**RECORDS TO USE:**
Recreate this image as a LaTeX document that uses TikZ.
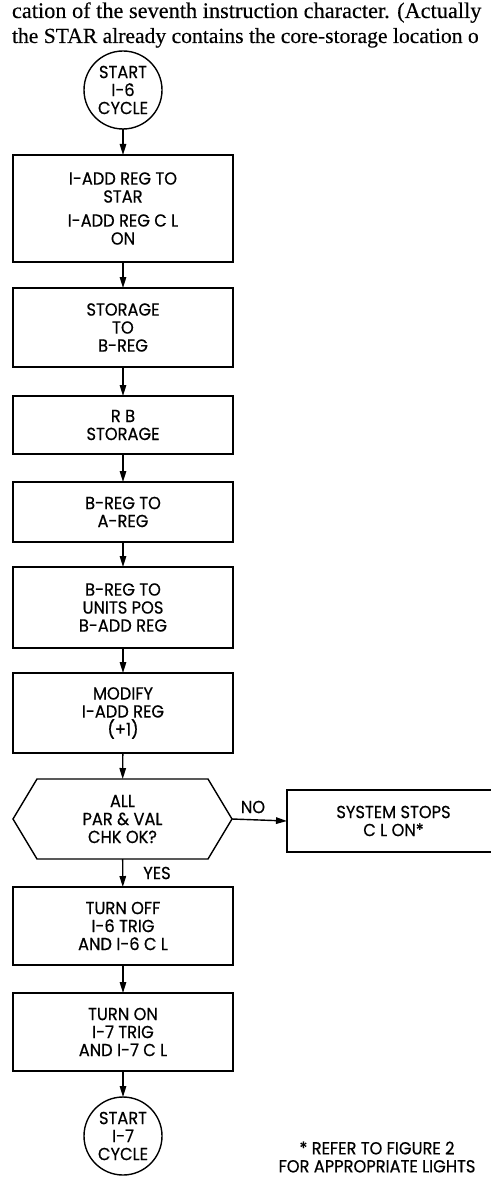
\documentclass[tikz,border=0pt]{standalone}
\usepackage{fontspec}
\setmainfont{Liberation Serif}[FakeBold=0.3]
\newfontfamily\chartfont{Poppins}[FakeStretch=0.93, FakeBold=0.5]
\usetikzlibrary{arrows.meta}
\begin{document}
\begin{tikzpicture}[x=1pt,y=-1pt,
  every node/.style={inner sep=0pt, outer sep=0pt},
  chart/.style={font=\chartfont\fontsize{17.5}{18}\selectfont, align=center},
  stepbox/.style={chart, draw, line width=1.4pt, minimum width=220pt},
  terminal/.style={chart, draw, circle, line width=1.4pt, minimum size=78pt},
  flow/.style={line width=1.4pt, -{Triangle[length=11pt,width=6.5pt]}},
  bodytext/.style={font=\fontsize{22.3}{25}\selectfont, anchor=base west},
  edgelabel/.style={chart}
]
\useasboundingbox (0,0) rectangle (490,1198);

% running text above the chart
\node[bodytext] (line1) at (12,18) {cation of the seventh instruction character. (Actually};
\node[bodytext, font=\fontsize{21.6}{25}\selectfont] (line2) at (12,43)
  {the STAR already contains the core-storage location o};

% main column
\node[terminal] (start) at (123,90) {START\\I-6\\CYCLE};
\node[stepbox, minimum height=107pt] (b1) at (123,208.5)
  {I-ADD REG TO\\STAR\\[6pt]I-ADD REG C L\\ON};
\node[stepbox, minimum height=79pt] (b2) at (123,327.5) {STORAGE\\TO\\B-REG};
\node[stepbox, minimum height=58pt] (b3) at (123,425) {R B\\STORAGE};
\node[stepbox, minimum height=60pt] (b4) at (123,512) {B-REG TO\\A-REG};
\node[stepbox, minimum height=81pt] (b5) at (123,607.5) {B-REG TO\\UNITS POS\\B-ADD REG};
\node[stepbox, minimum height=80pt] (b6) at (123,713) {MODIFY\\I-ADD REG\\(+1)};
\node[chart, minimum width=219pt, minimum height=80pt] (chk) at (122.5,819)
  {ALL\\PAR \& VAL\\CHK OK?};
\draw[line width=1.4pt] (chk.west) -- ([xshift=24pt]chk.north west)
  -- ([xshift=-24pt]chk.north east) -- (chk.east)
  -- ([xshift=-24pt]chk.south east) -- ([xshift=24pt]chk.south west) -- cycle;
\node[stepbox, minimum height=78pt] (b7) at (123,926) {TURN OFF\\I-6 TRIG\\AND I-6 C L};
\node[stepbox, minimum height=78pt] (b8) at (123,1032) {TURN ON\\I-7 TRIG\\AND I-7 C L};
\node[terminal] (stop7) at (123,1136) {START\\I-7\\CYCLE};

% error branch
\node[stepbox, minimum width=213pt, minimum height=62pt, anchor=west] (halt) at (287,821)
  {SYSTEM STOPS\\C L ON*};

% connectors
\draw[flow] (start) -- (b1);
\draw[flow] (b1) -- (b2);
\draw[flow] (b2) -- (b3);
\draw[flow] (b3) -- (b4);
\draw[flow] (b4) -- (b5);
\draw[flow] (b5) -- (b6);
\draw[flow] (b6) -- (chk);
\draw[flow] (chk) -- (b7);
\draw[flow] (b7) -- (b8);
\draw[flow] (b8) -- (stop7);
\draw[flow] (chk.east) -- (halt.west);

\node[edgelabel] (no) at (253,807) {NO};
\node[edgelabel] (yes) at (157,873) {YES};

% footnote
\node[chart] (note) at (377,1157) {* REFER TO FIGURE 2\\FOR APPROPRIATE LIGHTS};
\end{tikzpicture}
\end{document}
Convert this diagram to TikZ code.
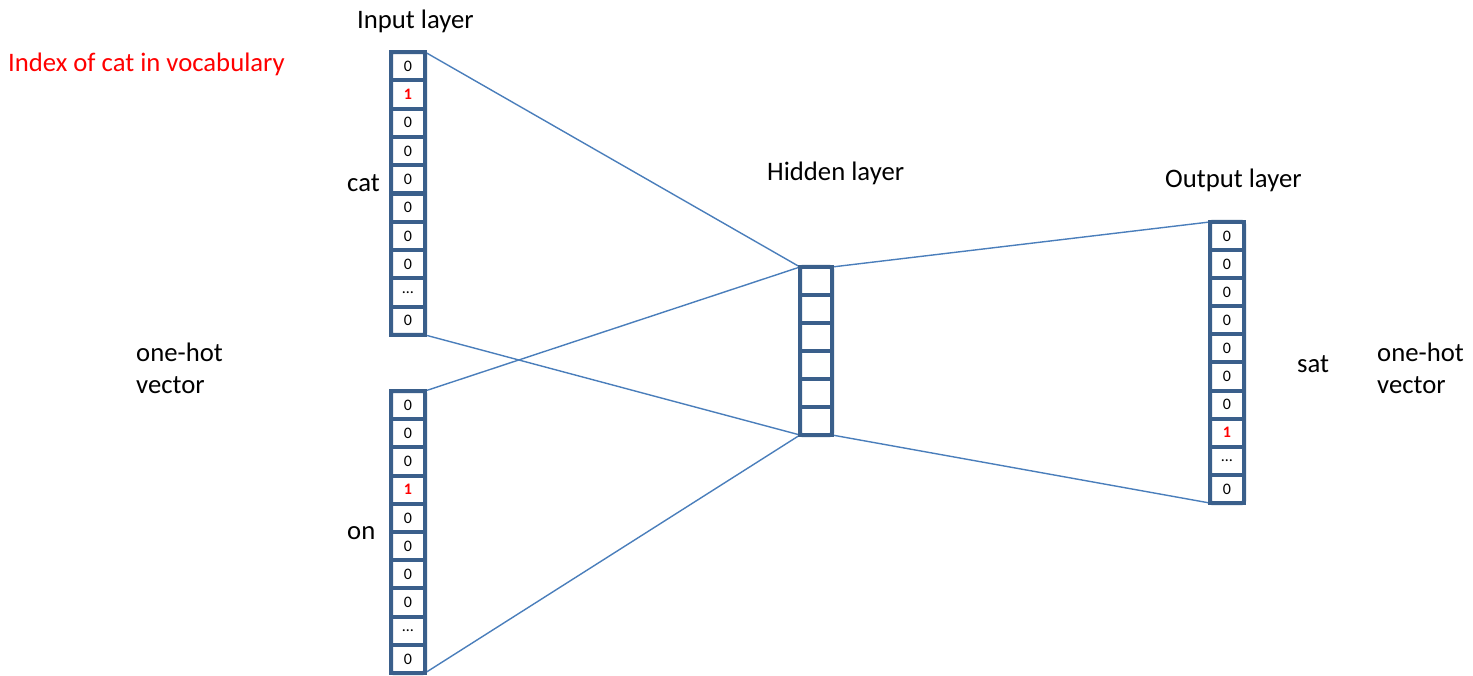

**REQUIREMENTS:** Retype the listing exactly. Pictures do not belong in the copy.

**EXERCISE RESPONSE:**
Recreate this image as a LaTeX document that uses TikZ.
\documentclass[tikz,border=0pt]{standalone}
\usepackage{fontspec}
\setmainfont{Liberation Serif}[FakeBold=0.3]
\newfontfamily\chartfont{Poppins}[FakeStretch=0.93, FakeBold=0.5]
\usetikzlibrary{arrows.meta}
\begin{document}
\begin{tikzpicture}[x=1pt,y=-1pt,
  every node/.style={inner sep=0pt, outer sep=0pt},
  chart/.style={font=\chartfont\fontsize{17.5}{18}\selectfont, align=center},
  stepbox/.style={chart, draw, line width=1.4pt, minimum width=220pt},
  terminal/.style={chart, draw, circle, line width=1.4pt, minimum size=78pt},
  flow/.style={line width=1.4pt, -{Triangle[length=11pt,width=6.5pt]}},
  bodytext/.style={font=\fontsize{22.3}{25}\selectfont, anchor=base west},
  edgelabel/.style={chart}
]
\useasboundingbox (0,0) rectangle (490,1198);

% running text above the chart
\node[bodytext] (line1) at (12,18) {cation of the seventh instruction character. (Actually};
\node[bodytext, font=\fontsize{21.6}{25}\selectfont] (line2) at (12,43)
  {the STAR already contains the core-storage location o};

% main column
\node[terminal] (start) at (123,90) {START\\I-6\\CYCLE};
\node[stepbox, minimum height=107pt] (b1) at (123,208.5)
  {I-ADD REG TO\\STAR\\[6pt]I-ADD REG C L\\ON};
\node[stepbox, minimum height=79pt] (b2) at (123,327.5) {STORAGE\\TO\\B-REG};
\node[stepbox, minimum height=58pt] (b3) at (123,425) {R B\\STORAGE};
\node[stepbox, minimum height=60pt] (b4) at (123,512) {B-REG TO\\A-REG};
\node[stepbox, minimum height=81pt] (b5) at (123,607.5) {B-REG TO\\UNITS POS\\B-ADD REG};
\node[stepbox, minimum height=80pt] (b6) at (123,713) {MODIFY\\I-ADD REG\\(+1)};
\node[chart, minimum width=219pt, minimum height=80pt] (chk) at (122.5,819)
  {ALL\\PAR \& VAL\\CHK OK?};
\draw[line width=1.4pt] (chk.west) -- ([xshift=24pt]chk.north west)
  -- ([xshift=-24pt]chk.north east) -- (chk.east)
  -- ([xshift=-24pt]chk.south east) -- ([xshift=24pt]chk.south west) -- cycle;
\node[stepbox, minimum height=78pt] (b7) at (123,926) {TURN OFF\\I-6 TRIG\\AND I-6 C L};
\node[stepbox, minimum height=78pt] (b8) at (123,1032) {TURN ON\\I-7 TRIG\\AND I-7 C L};
\node[terminal] (stop7) at (123,1136) {START\\I-7\\CYCLE};

% error branch
\node[stepbox, minimum width=213pt, minimum height=62pt, anchor=west] (halt) at (287,821)
  {SYSTEM STOPS\\C L ON*};

% connectors
\draw[flow] (start) -- (b1);
\draw[flow] (b1) -- (b2);
\draw[flow] (b2) -- (b3);
\draw[flow] (b3) -- (b4);
\draw[flow] (b4) -- (b5);
\draw[flow] (b5) -- (b6);
\draw[flow] (b6) -- (chk);
\draw[flow] (chk) -- (b7);
\draw[flow] (b7) -- (b8);
\draw[flow] (b8) -- (stop7);
\draw[flow] (chk.east) -- (halt.west);

\node[edgelabel] (no) at (253,807) {NO};
\node[edgelabel] (yes) at (157,873) {YES};

% footnote
\node[chart] (note) at (377,1157) {* REFER TO FIGURE 2\\FOR APPROPRIATE LIGHTS};
\end{tikzpicture}
\end{document}
Convert this diagram to TikZ code.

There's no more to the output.